The new FC Tampa Bay Rowdies soccer franchise makes its U.S. Soccer Federation Division 2 debut at 7 tonight against Crystal Palace Baltimore.
In 1975, the original Rowdies opened their inaugural season, becoming Tampa Bay's first professional sports franchise before folding in 1993. The new Rowdies hope to recapture some of the magic that made the original so remembered and beloved by area fans.
"Everything that the owners have been working towards to get this team in place all becomes a reality (today)," Rowdies coach Paul Dalglish said. "There's an excitement. A little bit of nerves. Nerves are a good thing. It shows you care, as long as you use it in a positive way."
Defender Julian Valentin, who was named team captain, said one of the reasons he signed with the Rowdies was the club's tradition.
He hopes to ignite a renewed passion for the Rowdies and soccer in general in the bay area.
"The more I'm around, the more I can really see how deeply ingrained this club is in the culture here," he said. "It's exciting to be part of that."
The Rowdies won't play in Tampa Bay until May 8 against the Austin (Texas) Aztex at Steinbrenner Field in Tampa.
Lack of support, however, won't be an issue in tonight's opener at UMBC Stadium.
Valentin suggested the Rowdies might have more fans in Baltimore than home side Crystal Palace. Forward Aaron Wheeler is from the Dundalk section of Baltimore and expects a large contingent of followers, as does Valentin, a native of Lancaster, Pa., and midfielder J.J. Adjeman-Pamboe, who has family in Baltimore.
"That's not a knock on (the Crystal Palace Baltimore) organization, but it says a lot about the people we have coming and the families that are there," Valentin said. "Hopefully, we have a good following, and I'm sure they'll be loud and vocal. I'm looking forward to it."
Wheeler, making his professional debut tonight, had more than 100 inquiries about tickets since the schedule was announced, and he expects "pretty much everybody from the community I'm from" to be in attendance.
"I'm not going to lie, I'm super nervous," Wheeler said. "It's a dream come true to play your pro debut in your hometown, but it's a double-edged sword because of expectations and stuff like that. After you get the first touch or two out of the way though, everything will be fine."
One of the uniquely American aspects of soccer, the field at UMBC Stadium has lines for field hockey, football and lacrosse, as well as soccer, painted on the turf, which could pose a problem for some of the international players not used to the confusing pattern.
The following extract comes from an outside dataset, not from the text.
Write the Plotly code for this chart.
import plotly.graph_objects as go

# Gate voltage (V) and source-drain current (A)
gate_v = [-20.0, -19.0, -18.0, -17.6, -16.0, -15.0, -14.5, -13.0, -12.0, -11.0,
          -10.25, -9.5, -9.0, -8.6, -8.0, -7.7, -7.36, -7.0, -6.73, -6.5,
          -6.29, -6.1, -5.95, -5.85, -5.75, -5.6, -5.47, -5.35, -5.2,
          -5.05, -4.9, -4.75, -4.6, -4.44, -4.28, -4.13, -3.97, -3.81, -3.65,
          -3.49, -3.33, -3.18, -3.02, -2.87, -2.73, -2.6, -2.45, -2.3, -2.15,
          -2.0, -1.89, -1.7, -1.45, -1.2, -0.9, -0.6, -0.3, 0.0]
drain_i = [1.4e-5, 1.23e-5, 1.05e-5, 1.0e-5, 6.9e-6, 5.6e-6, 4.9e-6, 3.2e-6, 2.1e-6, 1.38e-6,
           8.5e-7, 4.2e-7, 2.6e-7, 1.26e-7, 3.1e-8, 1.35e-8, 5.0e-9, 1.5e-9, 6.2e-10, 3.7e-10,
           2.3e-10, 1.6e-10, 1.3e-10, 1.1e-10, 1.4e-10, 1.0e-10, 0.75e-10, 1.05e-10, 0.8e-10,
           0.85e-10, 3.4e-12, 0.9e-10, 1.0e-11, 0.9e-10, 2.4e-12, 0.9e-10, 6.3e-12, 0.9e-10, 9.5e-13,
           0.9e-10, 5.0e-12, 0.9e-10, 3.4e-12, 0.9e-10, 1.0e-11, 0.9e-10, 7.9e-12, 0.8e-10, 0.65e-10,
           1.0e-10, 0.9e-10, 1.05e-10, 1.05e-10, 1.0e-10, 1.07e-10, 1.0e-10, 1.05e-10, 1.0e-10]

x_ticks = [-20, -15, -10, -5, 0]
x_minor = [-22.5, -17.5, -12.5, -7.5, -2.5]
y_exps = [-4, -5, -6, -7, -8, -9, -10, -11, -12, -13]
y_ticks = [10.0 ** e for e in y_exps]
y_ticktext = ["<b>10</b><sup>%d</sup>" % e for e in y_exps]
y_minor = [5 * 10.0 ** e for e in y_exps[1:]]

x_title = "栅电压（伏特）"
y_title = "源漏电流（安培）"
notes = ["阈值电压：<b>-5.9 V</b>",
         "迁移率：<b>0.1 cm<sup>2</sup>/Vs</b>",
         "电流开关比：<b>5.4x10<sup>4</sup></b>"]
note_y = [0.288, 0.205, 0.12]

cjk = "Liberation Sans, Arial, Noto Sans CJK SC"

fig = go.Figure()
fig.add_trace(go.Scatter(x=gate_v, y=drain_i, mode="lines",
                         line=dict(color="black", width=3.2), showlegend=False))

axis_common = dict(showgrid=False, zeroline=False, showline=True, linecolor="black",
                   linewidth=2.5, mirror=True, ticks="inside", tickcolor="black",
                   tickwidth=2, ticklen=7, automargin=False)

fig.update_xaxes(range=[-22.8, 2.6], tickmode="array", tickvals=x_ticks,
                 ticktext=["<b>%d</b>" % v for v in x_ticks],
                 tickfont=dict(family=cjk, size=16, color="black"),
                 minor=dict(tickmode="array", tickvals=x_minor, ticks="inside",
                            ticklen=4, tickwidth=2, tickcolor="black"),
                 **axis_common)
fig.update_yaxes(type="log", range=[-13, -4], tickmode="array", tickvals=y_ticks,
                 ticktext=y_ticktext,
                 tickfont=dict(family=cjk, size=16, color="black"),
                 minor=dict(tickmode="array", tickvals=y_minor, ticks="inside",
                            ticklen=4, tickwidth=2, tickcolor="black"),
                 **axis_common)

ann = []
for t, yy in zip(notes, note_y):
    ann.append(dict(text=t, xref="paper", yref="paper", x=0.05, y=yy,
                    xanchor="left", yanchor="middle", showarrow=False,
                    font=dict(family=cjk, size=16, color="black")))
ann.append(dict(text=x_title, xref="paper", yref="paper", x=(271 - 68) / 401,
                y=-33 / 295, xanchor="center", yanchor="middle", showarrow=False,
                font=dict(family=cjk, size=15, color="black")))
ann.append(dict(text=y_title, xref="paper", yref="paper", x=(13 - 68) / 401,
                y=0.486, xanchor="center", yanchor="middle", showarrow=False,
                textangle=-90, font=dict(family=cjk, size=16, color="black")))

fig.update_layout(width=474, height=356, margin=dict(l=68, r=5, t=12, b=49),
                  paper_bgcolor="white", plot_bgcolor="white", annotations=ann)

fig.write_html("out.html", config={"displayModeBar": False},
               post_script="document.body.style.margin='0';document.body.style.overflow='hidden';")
It's not a huge concern to Dalglish, who had never seen such a field until his playing career took him to the Houston Dynamo of Major League Soccer in 2006.
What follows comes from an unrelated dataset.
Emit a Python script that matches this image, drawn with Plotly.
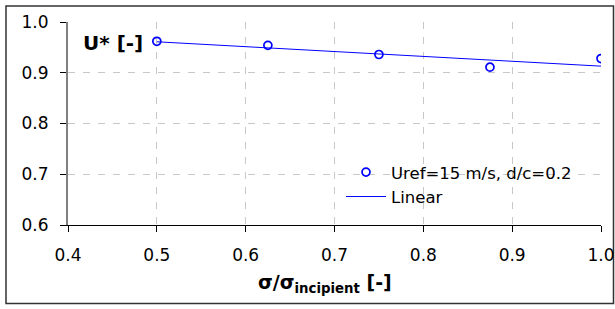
import plotly.graph_objects as go

# Data
sigma_ratio = [0.5, 0.625, 0.75, 0.875, 1.0]
u_star = [0.962, 0.954, 0.936, 0.911, 0.928]
linear_x = [0.5, 1.0]
linear_y = [0.961, 0.913]

x_ticks = [0.4, 0.5, 0.6, 0.7, 0.8, 0.9, 1.0]
y_ticks = [0.6, 0.7, 0.8, 0.9, 1.0]

FONT = "DejaVu Sans, Liberation Sans, Arial, sans-serif"
BLUE = "#0000ff"

fig = go.Figure()
fig.add_trace(go.Scatter(
    x=sigma_ratio, y=u_star, mode="markers",
    name="Uref=15 m/s, d/c=0.2",
    marker=dict(symbol="circle-open", size=8, color=BLUE, line=dict(width=1.7, color=BLUE)),
))
fig.add_trace(go.Scatter(
    x=linear_x, y=linear_y, mode="lines", name="Linear",
    line=dict(color=BLUE, width=1),
))

L, R, T, B = 68, 14, 21.5, 83.5
W, H = 615, 309
pw, ph = W - L - R, H - T - B

def px_x(p):
    return (p - L) / pw

def px_y(p):
    return (H - B - p) / ph

GRID = dict(showgrid=True, gridcolor="#c8c8c8", griddash="7px,8px", gridwidth=1)

fig.update_layout(
    width=W, height=H,
    margin=dict(l=L, r=R, t=T, b=B, autoexpand=False),
    paper_bgcolor="white", plot_bgcolor="white",
    font=dict(family=FONT, size=16, color="black"),
    showlegend=True,
    legend=dict(
        x=px_x(341), y=px_y(155), xanchor="left", yanchor="top",
        bgcolor="rgba(0,0,0,0)", font=dict(size=16.5, family=FONT),
        tracegroupgap=0, itemwidth=40,
    ),
    xaxis=dict(
        range=[0.4, 1.0], tickvals=x_ticks, ticktext=[f"{v:.1f}" for v in x_ticks],
        showline=True, linecolor="black", linewidth=1.3,
        ticks="outside", ticklen=6, tickcolor="black", automargin=False,
        tickfont=dict(size=17, family=FONT), zeroline=False, ticklabelstandoff=8,
        **GRID,
    ),
    yaxis=dict(
        range=[0.6, 1.0], tickvals=y_ticks, ticktext=[f"{v:.1f}" for v in y_ticks],
        showline=True, linecolor="#808080", linewidth=2,
        ticks="outside", ticklen=6, tickcolor="black", automargin=False,
        tickfont=dict(size=17, family=FONT), zeroline=False, ticklabelstandoff=8,
        **GRID,
    ),
    annotations=[
        dict(text="<b>U* [-]</b>", xref="paper", yref="paper",
             x=px_x(81), y=px_y(43), xanchor="left", yanchor="middle",
             showarrow=False, font=dict(size=20, family=FONT)),
        dict(text="<b>σ/σ<sub>incipient</sub> [-]</b>", xref="paper", yref="paper",
             x=px_x(325), y=px_y(284), xanchor="center", yanchor="middle",
             showarrow=False, font=dict(size=19, family=FONT)),
    ],
    shapes=[
        dict(type="rect", xref="paper", yref="paper",
             x0=px_x(6), x1=px_x(613.5), y0=px_y(304.5), y1=px_y(5.5),
             line=dict(color="#333333", width=1.5), fillcolor="rgba(0,0,0,0)", layer="below"),
    ],
)

fig.write_html(
    "out.html",
    config={"displayModeBar": False},
    post_script="document.body.style.margin='0';document.documentElement.style.overflow='hidden';document.body.style.overflow='hidden';",
)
"You seem to care about it a lot more before the game starts than once you're in the game," he said.
Another factor? The artificial turf at UMBC Stadium.
All of the Rowdies' preseason games and training sessions were held on natural grass. The ball tends to bounce higher on turf. Any spin on the ball becomes more pronounced.
"You learn to deal with it," Valentin said. "The game's a little bit different, a little bit bouncier. It's all part of the game. It's really not that much of an advantage for them."
Added Dalglish: "If you've got good players, you can play on anything."
The Rowdies endured a grueling seven-week preseason training schedule and five exhibition games, finishing 2-0-3.
In their last outing, the Rowdies scored an equalizing goal in the 85th minute against USF to salvage a 1-1 tie.
"We controlled possession, and then we kind of became a little bit impatient after 15-20 minutes because we hadn't scored on those early chances," Dalglish said, adding he was pleased with his team's response in the second half. "It might take us an hour to break teams down. We've just got to be patient. … Chances will arise and openings will occur."
Despite the uneven performance, Dalglish believes his team is ready to compete for a championship in its first season.
Starting tonight in Baltimore.
"If you look at the big picture of how we've gone over the seven weeks, we couldn't be fitter, we couldn't be more prepared, so they should be going into the game with extreme confidence," he said.